The Asian influx is a complex thing. My co-columnist Gustavo Razzetti and I have written about the complexity of the Latino “metatribe” many times. Latinos are not a single monolithic tribe; we are many. The same is true for Asians; perhaps even more so. Whereas Latinos are bound at least by ties to a single language, the Asians counted in the Pew study come from radically different cultures separated by different languages. What do Chinese, Filipino, Indian, Vietnamese, Korean, and Japanese Americans have in common? It’s a question that marketers will need to ask. In the meantime, the missteps that marketers have made with a culture that’s less complex – Latinos – can be instructive.

The tech-savvy immigrant? Latin-American marketers – especially those who have come of age in the last generation – might also have something to say about technology. As we have reported here, Latinos are often ranked at the top or near the top of studies on digital, social, and mobile technology adoption. The numbers for various Asian-American groups are just as impressive. Beyond the obvious nudge that marketers ought to be looking at digital channels, there is also the imperative that they start looking at the sociological factors underlying this phenomenon. In a series of blog posts for Forbes, I looked at the potential for social networking tools to enable Latino diasporas to give back to people in their homelands. In a more recent post, I wrote about the launch of a new Silicon Valley company called Interesante that has a diaspora-savvy business model: it enables exiles from Latino countries to shop from vendors back home. Latino marketers who have been following trends like this might have something interesting to say to their Asian marketing brethren.

X marks the spot. Then there’s the risk that comes from being number one. The wealth of the Latin American market is just the bright side of a big conversation. There’s a dark side, too; for with all the attention comes resentment and scorn. As The LA Times’ Gregory Rodriguez noted in a column this weekend, Asian-Americans may become the latest in a series of targets where Latinos were only the last in the succession:

“It’s official! A new study by the Pew Research Center proves the old trope true: Asians are the new Jews. All those essentially positive stereotypes you’ve heard about — the hard work and the Tiger Moms — have made Asian Americans the highest-income, best-educated and fastest-growing racial group in the United States. Not only that, in the last few years, Asians have overtaken Latinos as the largest group of new immigrants to the U.S.

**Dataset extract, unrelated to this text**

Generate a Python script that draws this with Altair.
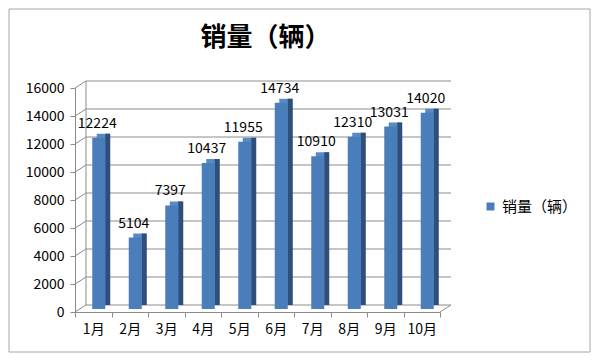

This is all good news — both for Asian Americans and the United States — but the Jewish comparison has a dark side. Once the cheering over this study, titled ‘The Rise of Asian America,’ has subsided, we might remember it as the dawn of a new era of anti-Asian bias.”

Indeed. And one thing that Latino marketers might share – just as Jewish marketers (admen, Mad Men, and other professionals of old) taught the world, there’s a lot you can do with the powers of persuasion. Latinos may not have the income or education that Asians have attained, but Latino marketers have come a long way in helping their own to take power and advance themselves despite and because of their status as targets. Time to start sharing that hard-earned wisdom. Already Asians have been targeted, for many years. But there’s nothing better to advance a cause than the celebrity of being “number one.”